Видимо Яр в своем желании встряхнуть нас немного перестарался и не подумал обо всех последствиях, потому что шутка начина выходить за границы допустимого. Его семья, подойдя к организации похорон со всей серьезностью, соблюла все необходимые традиции — и прямо перед подъездом, ближе ко входу в ту самую арку, где мы когда-то столкнулись, стояло нечто большое, уродливое, черное и пугающее.

Гроб. К которому я не подошла бы даже под угрозой пистолета, даже если бы меня пытали раскаленными щипцами. Потому что игра игрой, но с такими вещами шутить уже не следовало.

Хотя… Я ведь была единственным человеком, понимавшим фарс и фальшь этих похорон. Все остальные верили в то, что видят, с их точки зрения все происходило чинно и скорбно, в то время как мне едва удавалось сдерживать дрожь отвращения от этого плохо разыгранного спектакля.

— Ты видишь это? — совсем рядом я услышала охрипший от волнения голос Вадима. — Ты понимаешь, что происходит? Это похороны Ярослава, Алексия. Через несколько минут все уедут на кладбище. Там будет его могила.
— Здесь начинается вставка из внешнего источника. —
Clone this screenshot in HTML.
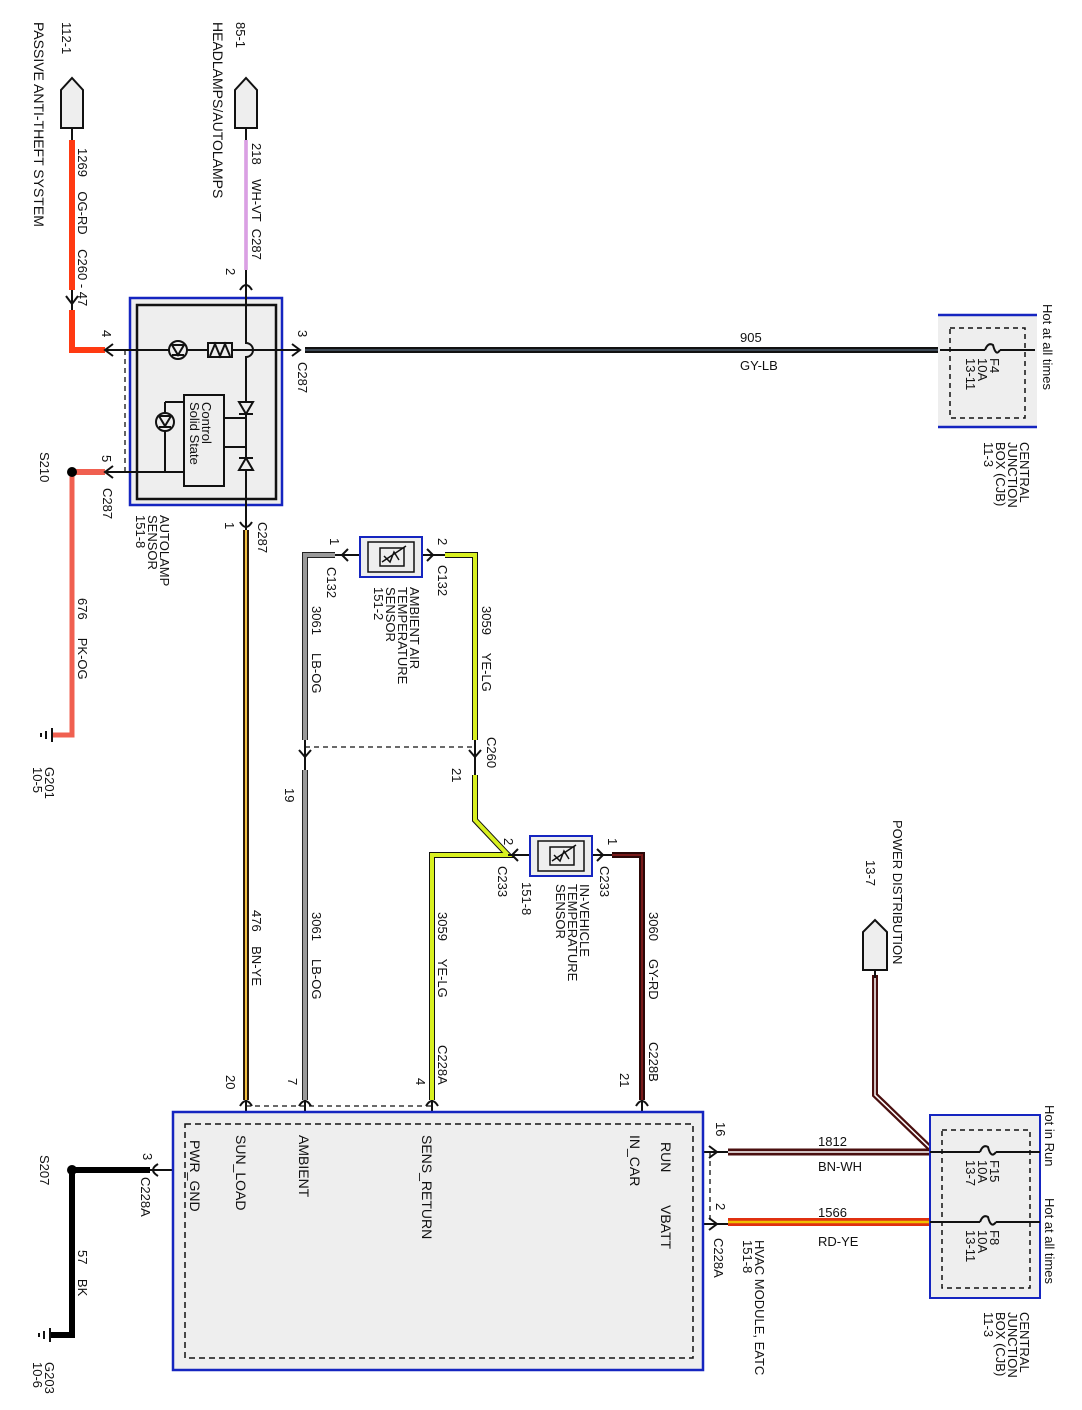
<!DOCTYPE html>
<html><head><meta charset="utf-8"><style>
body{margin:0;background:#fff}
svg{display:block}
text{font-family:"Liberation Sans",sans-serif;font-size:13px;fill:#111;white-space:pre}
.b{font-size:14px}
</style></head><body>
<svg width="1082" height="1410" viewBox="0 0 1082 1410" xmlns="http://www.w3.org/2000/svg" xml:space="preserve">
<g fill="none" stroke-linecap="butt">
<path d="M72 140 V290 M72 310 V350 H105" stroke="#ff3a12" stroke-width="6"/>
<path d="M246 140 V270" stroke="#c060d0" stroke-width="3"/><path d="M246 140 V270" stroke="#f3e0f6" stroke-width="1"/>
<path d="M305 350 H940" stroke="#111" stroke-width="6"/><path d="M305 350 H940" stroke="#4a5a6a" stroke-width="1.5"/>
<path d="M72 472 H105" stroke="#f06050" stroke-width="6"/>
<path d="M72 472 V735 H52" stroke="#f06050" stroke-width="5"/>
<path d="M246 530 V1100" stroke="#2a1608" stroke-width="6"/><path d="M246 530 V1100" stroke="#f2c040" stroke-width="2"/>
<path d="M335 555 H305 V740 M305 770 V1100" stroke="#222" stroke-width="6"/><path d="M335 555 H305 V740 M305 770 V1100" stroke="#9a9a9a" stroke-width="4"/>
<path d="M445 555 H475 V740 M475 775 V820 L508 855 H432 V1100" stroke="#111" stroke-width="6"/><path d="M445 555 H475 V740 M475 775 V820 L508 855 H432 V1100" stroke="#d8f020" stroke-width="4"/>
<path d="M612 855 H642 V1100" stroke="#2a0808" stroke-width="6"/><path d="M612 855 H642 V1100" stroke="#7a1a1a" stroke-width="2"/>
<path d="M728 1152 H930" stroke="#4a0f0f" stroke-width="7"/><path d="M728 1152 H930" stroke="#fff" stroke-width="1.5"/>
<path d="M728 1222 H930" stroke="#e03010" stroke-width="8"/><path d="M728 1222 H930" stroke="#f0c000" stroke-width="2.5"/>
<path d="M875 975 V1095 L932 1150" stroke="#4a0f0f" stroke-width="6"/><path d="M875 975 V1095 L932 1150" stroke="#fff" stroke-width="1.5"/>
<path d="M150 1170 H72 V1335 H50" stroke="#000" stroke-width="6"/>
<path d="M125 350 V472 M305 747 H475 M246 1106 H432 M710 1152 V1224" stroke="#111" stroke-width="1.3" stroke-dasharray="5,4"/>
</g>
<g fill="#eee" stroke="#111" stroke-width="2">
<path d="M61 128 V90 L72 78 L83 90 V128 Z"/>
<path d="M235 128 V90 L246 78 L257 90 V128 Z"/>
<path d="M863 970 V932 L875 920 L887 932 V970 Z"/>
</g>
<path d="M72 128 V140 M246 128 V140 M875 970 V978" stroke="#111" stroke-width="2"/>
<rect x="130" y="298" width="152" height="207" fill="#eee" stroke="#1525c0" stroke-width="2.5"/>
<rect x="137" y="305" width="139" height="194" fill="#eee" stroke="#111" stroke-width="2.5"/>
<g stroke="#111" stroke-width="2" fill="none">
<path d="M246 270 V343 A7 7 0 0 1 246 357 V530"/>
<path d="M105 350 H300"/>
<rect x="208" y="343" width="24" height="14" fill="#eee"/>
<path d="M210 356 L215 344 L220 356 L225 344 L230 356"/>
<circle cx="178" cy="350" r="9" fill="#eee"/>
<path d="M172 345 L184 345 L178 355 Z M172 355 H184"/>
<rect x="184" y="395" width="40" height="91" fill="#eee"/>
<path d="M224 418 H246 M224 447 H246"/>
<path d="M239 402 L253 402 L246 414 Z M239 414 H253" fill="#eee"/>
<path d="M239 470 L253 470 L246 458 Z M239 458 H253" fill="#eee"/>
<path d="M105 472 H184 M165 402 V472 M165 402 H184"/>
<circle cx="165" cy="422" r="9" fill="#eee"/>
<path d="M159 416 H171 L165 426 Z M159 427 H171"/>
</g>
<g stroke="#111" stroke-width="2" fill="none">
<path d="M66 296 L72 304 L78 296 M72 290 V310"/>
<path d="M240 290 Q246 280 252 290"/>
<path d="M113 344 L105 350 L113 356"/>
<path d="M292 344 L300 350 L292 356"/>
<path d="M113 466 L105 472 L113 478"/>
<path d="M240 522 Q246 532 252 522"/>
<path d="M348 549 L342 555 L348 561 M335 555 H360"/>
<path d="M427 549 L433 555 L427 561 M422 555 H445"/>
<path d="M299 750 L305 757 L311 750 M305 740 V770"/>
<path d="M469 750 L475 757 L481 750 M475 740 V775"/>
<path d="M518 849 L512 855 L518 861 M508 855 H530"/>
<path d="M597 849 L603 855 L597 861 M592 855 H612"/>
<path d="M240 1106 Q246 1096 252 1106 M246 1100 V1124"/>
<path d="M299 1106 Q305 1096 311 1106 M305 1100 V1124"/>
<path d="M426 1106 Q432 1096 438 1106 M432 1100 V1124"/>
<path d="M636 1106 Q642 1096 648 1106 M642 1100 V1124"/>
<path d="M693 1152 H728 M709 1146 L717 1152 L709 1158"/>
<path d="M693 1224 H728 M709 1218 L717 1224 L709 1230"/>
<path d="M185 1170 H150 M158 1164 Q148 1170 158 1176"/>
<path d="M52 728 V742 M46 731 V739 M41 733 V737"/>
<path d="M50 1328 V1342 M44 1331 V1339 M39 1333 V1337"/>
</g>
<circle cx="72" cy="472" r="5" fill="#000"/>
<circle cx="72" cy="1170" r="5" fill="#000"/>
<rect x="360" y="537" width="62" height="40" fill="#eee" stroke="#1525c0" stroke-width="2"/>
<rect x="368" y="542" width="46" height="30" fill="#eee" stroke="#111" stroke-width="1.5"/>
<rect x="380" y="548" width="24" height="18" fill="none" stroke="#111" stroke-width="1.5"/>
<path d="M382 562 L406 546 M384 556 L390 562 L394 552 L399 560" stroke="#111" stroke-width="1.5" fill="none"/>
<rect x="530" y="836" width="62" height="40" fill="#eee" stroke="#1525c0" stroke-width="2"/>
<rect x="538" y="841" width="46" height="30" fill="#eee" stroke="#111" stroke-width="1.5"/>
<rect x="550" y="847" width="24" height="18" fill="none" stroke="#111" stroke-width="1.5"/>
<path d="M552 861 L576 845 M554 855 L560 861 L564 851 L569 859" stroke="#111" stroke-width="1.5" fill="none"/>
<rect x="173" y="1112" width="530" height="258" fill="#eee" stroke="#1525c0" stroke-width="2.5"/>
<rect x="185" y="1124" width="508" height="234" fill="none" stroke="#111" stroke-width="1.5" stroke-dasharray="6,4"/>
<rect x="938" y="315" width="99" height="112" fill="#eee"/>
<path d="M938 315 H1037 M938 427 H1037" stroke="#1525c0" stroke-width="2.5"/>
<rect x="950" y="328" width="75" height="90" fill="none" stroke="#111" stroke-width="1.5" stroke-dasharray="5,4"/>
<path d="M940 350 H985 M1000 350 H1035" stroke="#111" stroke-width="2"/>
<rect x="930" y="1115" width="110" height="183" fill="#eee" stroke="#1525c0" stroke-width="2"/>
<rect x="942" y="1130" width="88" height="158" fill="none" stroke="#111" stroke-width="1.5" stroke-dasharray="5,4"/>
<path d="M930 1152 H980 M996 1152 H1040 M930 1222 H980 M996 1222 H1040" stroke="#111" stroke-width="2"/>
<path d="M985 350 Q988 342 993 345 Q996 357 1000 350 M980 1152 Q983 1144 988 1147 Q991 1159 996 1152 M980 1222 Q983 1214 988 1217 Q991 1229 996 1222" stroke="#111" stroke-width="2" fill="none"/>

<text x="740" y="342">905</text>
<text x="740" y="370">GY-LB</text>
<text x="818" y="1146">1812</text>
<text x="818" y="1171">BN-WH</text>
<text x="818" y="1217">1566</text>
<text x="818" y="1246">RD-YE</text>

<g>
<text transform="translate(62,22) rotate(90)">112-1</text>
<text class="b" transform="translate(34,22) rotate(90)">PASSIVE ANTI-THEFT SYSTEM</text>
<text transform="translate(236,22) rotate(90)">85-1</text>
<text class="b" transform="translate(213,22) rotate(90)">HEADLAMPS/AUTOLAMPS</text>
<text transform="translate(78,148) rotate(90)">1269    OG-RD    C260 - 47</text>
<text transform="translate(252,143) rotate(90)">218    WH-VT  C287</text>
<text transform="translate(226,268) rotate(90)">2</text>
<text transform="translate(298,330) rotate(90)">3</text>
<text transform="translate(298,362) rotate(90)">C287</text>
<text transform="translate(102,330) rotate(90)">4</text>
<text transform="translate(102,455) rotate(90)">5</text>
<text transform="translate(103,488) rotate(90)">C287</text>
<text transform="translate(202,402) rotate(90)">Control</text>
<text transform="translate(190,402) rotate(90)">Solid State</text>
<text transform="translate(40,452) rotate(90)">S210</text>
<text transform="translate(160,515) rotate(90)">AUTOLAMP</text>
<text transform="translate(148,515) rotate(90)">SENSOR</text>
<text transform="translate(136,515) rotate(90)">151-8</text>
<text transform="translate(225,522) rotate(90)">1</text>
<text transform="translate(258,522) rotate(90)">C287</text>
<text transform="translate(78,598) rotate(90)">676     PK-OG</text>
<text transform="translate(45,767) rotate(90)">G201</text>
<text transform="translate(33,767) rotate(90)">10-5</text>
<text transform="translate(252,910) rotate(90)">476    BN-YE</text>
<text transform="translate(226,1075) rotate(90)">20</text>
<text transform="translate(330,538) rotate(90)">1</text>
<text transform="translate(327,567) rotate(90)">C132</text>
<text transform="translate(312,606) rotate(90)">3061     LB-OG</text>
<text transform="translate(410,587) rotate(90)">AMBIENT AIR</text>
<text transform="translate(398,587) rotate(90)">TEMPERATURE</text>
<text transform="translate(386,587) rotate(90)">SENSOR</text>
<text transform="translate(374,587) rotate(90)">151-2</text>
<text transform="translate(438,538) rotate(90)">2</text>
<text transform="translate(438,565) rotate(90)">C132</text>
<text transform="translate(482,606) rotate(90)">3059     YE-LG</text>
<text transform="translate(487,737) rotate(90)">C260</text>
<text transform="translate(452,768) rotate(90)">21</text>
<text transform="translate(285,788) rotate(90)">19</text>
<text transform="translate(504,838) rotate(90)">2</text>
<text transform="translate(498,866) rotate(90)">C233</text>
<text transform="translate(522,882) rotate(90)">151-8</text>
<text transform="translate(580,884) rotate(90)">IN-VEHICLE</text>
<text transform="translate(568,884) rotate(90)">TEMPERATURE</text>
<text transform="translate(556,884) rotate(90)">SENSOR</text>
<text transform="translate(608,838) rotate(90)">1</text>
<text transform="translate(600,866) rotate(90)">C233</text>
<text transform="translate(649,912) rotate(90)">3060     GY-RD</text>
<text transform="translate(649,1042) rotate(90)">C228B</text>
<text transform="translate(620,1073) rotate(90)">21</text>
<text transform="translate(438,912) rotate(90)">3059     YE-LG</text>
<text transform="translate(438,1045) rotate(90)">C228A</text>
<text transform="translate(416,1078) rotate(90)">4</text>
<text transform="translate(312,912) rotate(90)">3061     LB-OG</text>
<text transform="translate(288,1078) rotate(90)">7</text>
<text transform="translate(893,820) rotate(90)">POWER DISTRIBUTION</text>
<text transform="translate(866,860) rotate(90)">13-7</text>
<text class="b" transform="translate(190,1140) rotate(90)">PWR_GND</text>
<text class="b" transform="translate(236,1135) rotate(90)">SUN_LOAD</text>
<text class="b" transform="translate(299,1135) rotate(90)">AMBIENT</text>
<text class="b" transform="translate(422,1135) rotate(90)">SENS_RETURN</text>
<text class="b" transform="translate(630,1135) rotate(90)">IN_CAR</text>
<text class="b" transform="translate(661,1142) rotate(90)">RUN</text>
<text class="b" transform="translate(661,1205) rotate(90)">VBATT</text>
<text transform="translate(716,1122) rotate(90)">16</text>
<text transform="translate(716,1203) rotate(90)">2</text>
<text transform="translate(714,1238) rotate(90)">C228A</text>
<text transform="translate(755,1240) rotate(90)">HVAC MODULE, EATC</text>
<text transform="translate(743,1240) rotate(90)">151-8</text>
<text transform="translate(143,1153) rotate(90)">3</text>
<text transform="translate(141,1177) rotate(90)">C228A</text>
<text transform="translate(40,1155) rotate(90)">S207</text>
<text transform="translate(78,1250) rotate(90)">57    BK</text>
<text transform="translate(45,1362) rotate(90)">G203</text>
<text transform="translate(33,1362) rotate(90)">10-6</text>
<text transform="translate(1043,304) rotate(90)">Hot at all times</text>
<text transform="translate(990,358) rotate(90)">F4</text>
<text transform="translate(978,358) rotate(90)">10A</text>
<text transform="translate(966,358) rotate(90)">13-11</text>
<text transform="translate(1020,442) rotate(90)">CENTRAL</text>
<text transform="translate(1008,442) rotate(90)">JUNCTION</text>
<text transform="translate(996,442) rotate(90)">BOX (CJB)</text>
<text transform="translate(984,442) rotate(90)">11-3</text>
<text transform="translate(1045,1105) rotate(90)">Hot in Run</text>
<text transform="translate(1045,1198) rotate(90)">Hot at all times</text>
<text transform="translate(990,1160) rotate(90)">F15</text>
<text transform="translate(978,1160) rotate(90)">10A</text>
<text transform="translate(966,1160) rotate(90)">13-7</text>
<text transform="translate(990,1230) rotate(90)">F8</text>
<text transform="translate(978,1230) rotate(90)">10A</text>
<text transform="translate(966,1230) rotate(90)">13-11</text>
<text transform="translate(1020,1312) rotate(90)">CENTRAL</text>
<text transform="translate(1008,1312) rotate(90)">JUNCTION</text>
<text transform="translate(996,1312) rotate(90)">BOX (CJB)</text>
<text transform="translate(984,1312) rotate(90)">11-3</text>
</g>
</svg>
</body></html>
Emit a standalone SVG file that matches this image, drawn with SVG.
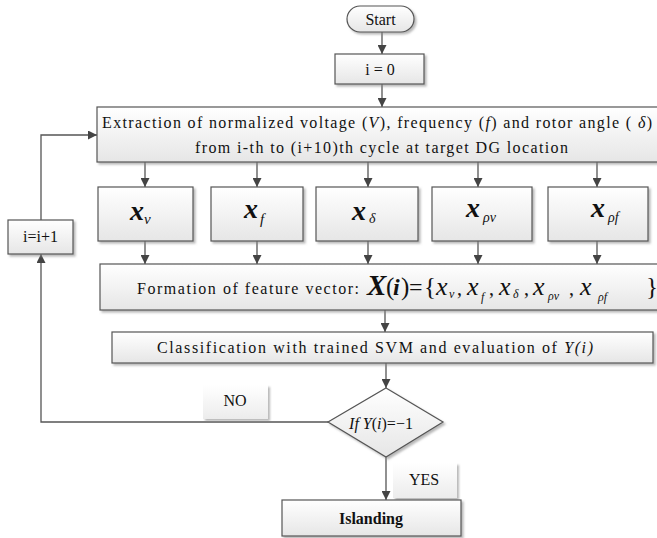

Его тело закопают в землю. Он совсем уйдет от нас, понимаешь?

Еще вчера эти слова больно задели бы меня. Уж кто-кто, а Вадим… Я уже привыкла считать его самым умным и самым сильным человеком в мире, но, как оказалось, и он не застрахован от ошибок. От ошибок и от слабостей.

Вадим не всесилен. Он всего лишь человек. Я чувствовала, что пришло время научиться принимать его растерянным, запутавшимся, заблуждающимся. Принимать и поддерживать. Как он всегда понимал и поддерживал меня.